Bürgerwehr vs. Flüchtlingshelfer: Die gespaltene Gemeinde

Eine der ersten westdeutschen „Bürgerwehren“ bildete sich in Schwanewede. Neben den Flüchtlingsgegnern gibt es aber auch Flüchtlingshelfer.

Die Bundeswehr ist weg, dafür kamen Familien aus Syrien und dem Iran: Kaserne in Schwanenwede. Foto: Foto: Jean-Philipp Baeck

SCHWANEWEDE taz | Als Gudrun Chopin das Wort ergreift, dreht sie sich um. Statt ans Podium gerichtet, spricht sie zu den anderen Gästen im Saal: Sehr gut laufe es mit der Flüchtlingshilfe im Ort, sagt sie. Die freiwilligen Helferinnen und Helfer leisteten ganze Arbeit – aber man könne noch Unterstützung gebrauchen. Es sind einfache Sätze, doch in diesem Raum, in dem so viel Hass herrscht, gewinnen sie an Tapferkeit. Flüchtlingshelfer – hier in Schwanewede?

Der Gemeindesaal ist voll an diesem Abend. Bis in die Tür drängen sich die Leute, sitzen auf den Tischen, die hinten an die Wände geschoben wurden, um Platz zu schaffen. Die Stimmung ist angespannt. Worüber informiert werden soll, haben die meisten schon ein paar Tage zuvor in der Lokalzeitung gelesen: Die Schwaneweder Flüchtlings-Notunterkunft soll vergrößert werden.

Zuhören wollen nur manche

Seit September 2015 leben in Schwanewede, nördlich von Bremen, vor allem syrische und irakische Familien. Die Bundeswehr braucht die ehemalige Lützow-Kaserne nicht mehr, das Land Niedersachsen dafür umso mehr: Statt wie bisher 1.200 sollen dort bis zu 2.000 Menschen unterkommen können.

Der Referatsleiter für kommunale Angelegenheiten im Innenministerium ist an diesem Abend aus Hannover angereist, um all das zu erklären. Manche im Gemeindesaal wollen ihm wohl auch zuhören. Lauter aber sind diejenigen, die ihn am liebsten gleich wieder aus dem Dorf jagen würden. Sie nehmen den Raum ein – wie so oft in letzter Zeit, wenn über Flüchtlinge diskutiert wird.

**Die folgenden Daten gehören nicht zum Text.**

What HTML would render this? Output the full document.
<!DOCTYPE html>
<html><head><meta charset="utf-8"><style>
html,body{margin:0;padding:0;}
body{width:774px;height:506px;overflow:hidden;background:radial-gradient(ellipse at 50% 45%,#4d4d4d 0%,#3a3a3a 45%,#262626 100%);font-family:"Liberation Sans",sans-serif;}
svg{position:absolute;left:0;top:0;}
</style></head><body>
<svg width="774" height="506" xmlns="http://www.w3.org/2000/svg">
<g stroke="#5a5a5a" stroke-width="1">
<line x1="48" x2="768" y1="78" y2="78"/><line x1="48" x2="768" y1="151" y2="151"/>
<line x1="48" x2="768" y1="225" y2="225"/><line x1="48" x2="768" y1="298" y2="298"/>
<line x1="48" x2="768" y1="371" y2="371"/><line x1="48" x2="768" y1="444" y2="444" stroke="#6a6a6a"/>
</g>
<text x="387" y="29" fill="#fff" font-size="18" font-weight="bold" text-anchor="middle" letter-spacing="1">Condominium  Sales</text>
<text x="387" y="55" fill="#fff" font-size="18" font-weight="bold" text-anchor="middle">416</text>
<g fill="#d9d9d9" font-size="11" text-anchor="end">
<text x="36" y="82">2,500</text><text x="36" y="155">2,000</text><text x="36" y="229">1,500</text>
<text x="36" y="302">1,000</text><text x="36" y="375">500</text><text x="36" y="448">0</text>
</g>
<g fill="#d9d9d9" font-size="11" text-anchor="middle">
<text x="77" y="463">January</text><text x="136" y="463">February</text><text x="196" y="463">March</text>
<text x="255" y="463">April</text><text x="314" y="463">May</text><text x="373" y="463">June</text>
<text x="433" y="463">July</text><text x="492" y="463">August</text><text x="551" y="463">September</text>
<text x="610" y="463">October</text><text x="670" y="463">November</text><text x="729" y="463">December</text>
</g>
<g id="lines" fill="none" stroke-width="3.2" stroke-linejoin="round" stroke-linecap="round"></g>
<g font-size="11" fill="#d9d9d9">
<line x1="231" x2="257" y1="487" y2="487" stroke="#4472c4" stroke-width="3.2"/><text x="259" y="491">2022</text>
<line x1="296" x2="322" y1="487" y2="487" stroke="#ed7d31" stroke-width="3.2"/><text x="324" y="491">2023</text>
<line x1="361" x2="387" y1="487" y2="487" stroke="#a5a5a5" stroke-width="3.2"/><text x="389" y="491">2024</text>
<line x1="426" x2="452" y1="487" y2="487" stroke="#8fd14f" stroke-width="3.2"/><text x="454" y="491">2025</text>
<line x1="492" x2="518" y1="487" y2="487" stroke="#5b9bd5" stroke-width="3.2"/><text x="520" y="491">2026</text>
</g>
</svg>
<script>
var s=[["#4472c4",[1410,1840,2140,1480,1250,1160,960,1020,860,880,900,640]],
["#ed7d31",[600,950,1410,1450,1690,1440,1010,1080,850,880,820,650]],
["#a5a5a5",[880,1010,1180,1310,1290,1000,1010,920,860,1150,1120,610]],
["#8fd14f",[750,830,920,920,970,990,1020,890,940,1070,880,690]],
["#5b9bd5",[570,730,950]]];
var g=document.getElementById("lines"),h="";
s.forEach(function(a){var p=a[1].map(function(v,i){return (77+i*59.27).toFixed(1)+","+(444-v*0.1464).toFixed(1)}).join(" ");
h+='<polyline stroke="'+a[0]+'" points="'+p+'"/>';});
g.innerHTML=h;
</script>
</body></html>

Dass er Politikern kein Wort mehr glaube, sagt einer, und dass es doch immer nur noch mehr Flüchtlinge würden. Dass die Polizei verschweige, wie kriminell die Flüchtlinge seien. Ein Mann, der sich als Trainer des örtlichen Fußballvereins vorstellt, erzählt von einem Vorfall, bei dem er eigenhändig zwei Mädchen vor sie sexuell belästigenden Flüchtlingen beschützt haben will.

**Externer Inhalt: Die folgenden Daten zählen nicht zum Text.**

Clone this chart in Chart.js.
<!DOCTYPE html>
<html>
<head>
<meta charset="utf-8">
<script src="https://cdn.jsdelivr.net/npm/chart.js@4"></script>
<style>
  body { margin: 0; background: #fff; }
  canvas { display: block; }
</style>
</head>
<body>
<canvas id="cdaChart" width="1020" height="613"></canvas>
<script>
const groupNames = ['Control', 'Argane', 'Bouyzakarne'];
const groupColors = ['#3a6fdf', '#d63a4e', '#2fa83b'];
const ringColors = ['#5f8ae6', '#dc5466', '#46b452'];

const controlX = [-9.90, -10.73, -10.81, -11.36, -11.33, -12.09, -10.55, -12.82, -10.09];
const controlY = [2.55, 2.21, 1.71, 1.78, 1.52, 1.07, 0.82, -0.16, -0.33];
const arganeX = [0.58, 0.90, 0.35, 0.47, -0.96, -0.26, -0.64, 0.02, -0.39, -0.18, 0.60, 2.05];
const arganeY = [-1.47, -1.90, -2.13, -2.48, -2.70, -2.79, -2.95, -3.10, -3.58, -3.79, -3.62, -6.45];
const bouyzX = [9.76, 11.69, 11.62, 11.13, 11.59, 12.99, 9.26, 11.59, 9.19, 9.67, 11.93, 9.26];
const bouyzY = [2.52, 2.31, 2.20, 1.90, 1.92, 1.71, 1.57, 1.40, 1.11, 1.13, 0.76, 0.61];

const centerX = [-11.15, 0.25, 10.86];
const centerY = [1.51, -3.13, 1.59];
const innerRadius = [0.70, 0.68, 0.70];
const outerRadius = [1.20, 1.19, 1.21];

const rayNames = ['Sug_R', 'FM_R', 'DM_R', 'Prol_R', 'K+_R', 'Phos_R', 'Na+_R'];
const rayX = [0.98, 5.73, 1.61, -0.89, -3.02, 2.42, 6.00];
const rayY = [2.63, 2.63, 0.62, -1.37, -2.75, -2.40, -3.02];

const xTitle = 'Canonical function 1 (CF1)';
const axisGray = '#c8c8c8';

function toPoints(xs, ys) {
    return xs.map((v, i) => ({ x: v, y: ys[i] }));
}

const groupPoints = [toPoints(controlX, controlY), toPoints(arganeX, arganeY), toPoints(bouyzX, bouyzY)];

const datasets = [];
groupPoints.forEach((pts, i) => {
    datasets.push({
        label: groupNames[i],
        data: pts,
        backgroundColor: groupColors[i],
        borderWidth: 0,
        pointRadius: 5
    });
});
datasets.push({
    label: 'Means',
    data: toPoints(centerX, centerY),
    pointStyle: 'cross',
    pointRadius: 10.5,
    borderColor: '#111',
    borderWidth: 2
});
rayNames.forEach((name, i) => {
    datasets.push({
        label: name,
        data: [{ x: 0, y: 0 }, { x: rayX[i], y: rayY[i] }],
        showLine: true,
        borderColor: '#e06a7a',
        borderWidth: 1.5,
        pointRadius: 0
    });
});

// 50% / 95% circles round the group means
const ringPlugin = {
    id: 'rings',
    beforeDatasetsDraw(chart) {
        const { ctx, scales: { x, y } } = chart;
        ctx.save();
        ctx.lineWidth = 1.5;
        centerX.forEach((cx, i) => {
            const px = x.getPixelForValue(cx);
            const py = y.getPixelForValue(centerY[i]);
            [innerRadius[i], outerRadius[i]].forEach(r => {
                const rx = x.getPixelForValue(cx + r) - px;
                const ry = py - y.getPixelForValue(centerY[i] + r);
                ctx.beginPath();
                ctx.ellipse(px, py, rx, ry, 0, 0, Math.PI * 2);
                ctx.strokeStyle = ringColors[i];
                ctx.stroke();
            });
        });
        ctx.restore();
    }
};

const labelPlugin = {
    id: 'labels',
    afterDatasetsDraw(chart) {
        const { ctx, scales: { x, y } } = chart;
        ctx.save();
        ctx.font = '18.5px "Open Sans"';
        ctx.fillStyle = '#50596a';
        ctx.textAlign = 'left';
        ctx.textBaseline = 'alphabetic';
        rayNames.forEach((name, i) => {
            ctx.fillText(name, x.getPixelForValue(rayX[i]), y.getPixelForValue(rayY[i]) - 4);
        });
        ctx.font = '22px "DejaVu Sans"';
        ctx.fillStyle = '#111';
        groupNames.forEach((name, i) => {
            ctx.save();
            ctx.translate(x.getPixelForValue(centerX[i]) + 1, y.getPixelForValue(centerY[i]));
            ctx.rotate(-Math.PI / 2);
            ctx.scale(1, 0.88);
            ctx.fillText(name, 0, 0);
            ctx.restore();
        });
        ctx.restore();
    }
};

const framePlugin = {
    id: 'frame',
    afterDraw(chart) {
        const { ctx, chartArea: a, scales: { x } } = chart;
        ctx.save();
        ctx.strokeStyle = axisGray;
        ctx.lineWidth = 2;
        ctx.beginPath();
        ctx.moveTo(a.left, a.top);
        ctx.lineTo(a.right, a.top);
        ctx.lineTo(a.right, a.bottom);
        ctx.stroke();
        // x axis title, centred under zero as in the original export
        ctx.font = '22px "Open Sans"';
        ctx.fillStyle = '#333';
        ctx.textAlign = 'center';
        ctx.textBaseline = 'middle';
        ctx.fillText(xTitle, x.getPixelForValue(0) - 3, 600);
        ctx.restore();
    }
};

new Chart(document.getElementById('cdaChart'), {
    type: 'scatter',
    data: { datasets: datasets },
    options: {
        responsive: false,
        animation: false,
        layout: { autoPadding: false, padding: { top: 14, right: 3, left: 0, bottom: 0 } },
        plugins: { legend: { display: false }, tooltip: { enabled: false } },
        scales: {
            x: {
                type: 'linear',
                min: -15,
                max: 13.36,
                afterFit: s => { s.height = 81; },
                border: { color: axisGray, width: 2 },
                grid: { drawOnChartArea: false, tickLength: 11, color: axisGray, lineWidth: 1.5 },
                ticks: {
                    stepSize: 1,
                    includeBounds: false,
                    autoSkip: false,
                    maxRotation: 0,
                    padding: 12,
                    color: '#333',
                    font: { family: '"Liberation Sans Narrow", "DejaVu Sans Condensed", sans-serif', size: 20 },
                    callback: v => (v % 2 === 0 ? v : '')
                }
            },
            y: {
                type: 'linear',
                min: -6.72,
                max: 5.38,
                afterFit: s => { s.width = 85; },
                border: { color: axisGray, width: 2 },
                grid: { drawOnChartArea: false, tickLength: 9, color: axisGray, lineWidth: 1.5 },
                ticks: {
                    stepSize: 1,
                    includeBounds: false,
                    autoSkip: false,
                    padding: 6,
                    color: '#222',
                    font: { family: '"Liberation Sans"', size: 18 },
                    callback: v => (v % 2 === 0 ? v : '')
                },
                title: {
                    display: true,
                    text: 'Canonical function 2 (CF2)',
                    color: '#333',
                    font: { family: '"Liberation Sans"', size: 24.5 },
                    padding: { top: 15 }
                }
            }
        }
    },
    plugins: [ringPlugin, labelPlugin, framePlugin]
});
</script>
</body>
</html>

Auch Dennis Z. ist gekommen und lehnt an einer Fensterbank. Z. ist Sänger der Band „Strafmass“, die der Bremer Verfassungsschutz seit ihrer Gründung im Jahr 2008 beobachtet: „Hasserfüllte Einstellung gegenüber Ausländern“ propagiere die Band und sehe sich in der Tradition der militanten Neonazis von „Combat 18“. Er ist in Schwanewede aufgewachsen und einer der Initiatoren der „Bürgerwehr“, die sich hier Ende 2015 bildete, kurz nachdem die ersten geflohenen Menschen in die Kaserne eingezogen waren – als eine der ersten in Westdeutschland. Zuvor hatten sich Hunderte Anwohner gegenseitig im Internet aufgestachelt, in einer Facebook-Gruppe. Nun bekamen sie einen Ableger in der wirklichen Welt.

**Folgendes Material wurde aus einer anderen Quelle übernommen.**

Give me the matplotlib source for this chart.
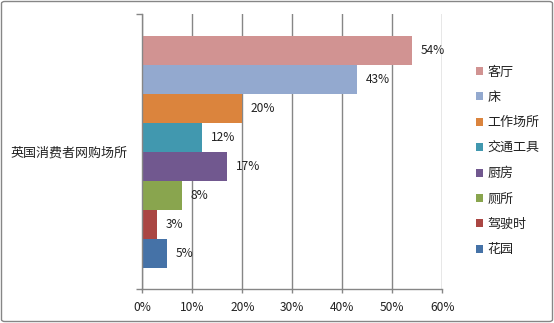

Auf der Veranstaltung im Gemeindesaal bewegt sich Z. unter Gleichgesinnten, muss selbst gar nicht sprechen. Die Menschen um ihn herum lassen ihren Ressentiments freien Lauf. Geordnet nimmt Schwanewedes Bürgermeister Harald Stehnken, SPD, sie dran: einen nach dem anderen. Die Leute interessieren sich nicht für Argumente an diesem Abend und der Bürgermeister kann ihnen kaum etwas entgegensetzten. Dann kommt die Flüchtlingshelferin zu Wort: „Frau Chopin“, sagt Stehnken, „sie wollten doch auch noch etwas erzählen.“ Als sie über das örtliche Engagement für die Flüchtlinge spricht, grölt es im Saal.

Die AfD will „Mut zum Widerstand stiften“

Es ist eine Stimmung, die auch die AfD im Ort für sich nutzt. Als die Debatte richtig hochkochte, im Oktober, lud die Partei zu einer Veranstaltung in den Kinosaal des ehemaligen Soldatenheims, fünf Minuten zu Fuß von der damals noch neuen Flüchtlingsunterkunft entfernt. Über das „Asylrecht als Fehlkonstruktion“, wollte man informieren und „Mut zum Widerstand stiften“.

50, vielleicht 60 Zuhörer folgten damals der Einladung, auch Dennis Z. war dabei. Von Männern in Jacken der bei Neonazis beliebten Marke „Thor Steinar“ wurde er mit Handschlag begrüßt. Als die AfD-Lokalgröße Uwe Wappler davon spricht, dass man die machthabenden PolitikerInnen und allen voran Angela Merkel irgendwann noch ihrer gerechten Strafe zuführen werde, klatschten sie. Die Bürgerwehr, sagte der Kreisverbandsvorsitzende, der auch als „Oberstleutnant d. R.“ firmiert, werde von der AfD selbstverständlich begrüßt.

Harald Stehnken sitzt hinter seinem Schreibtisch und beugt sich über einen Stapel Papiere. Notizzettel, Locher, Briefbeschwerer – er hat es gerne geordnet. Stehnken trägt ein Sacko mit Hemd, das wohl nicht allzu zugeknöpft wirken soll. Seit 2001 ist der frühere Finanzbeamte hauptamtlicher Bürgermeister im Ort.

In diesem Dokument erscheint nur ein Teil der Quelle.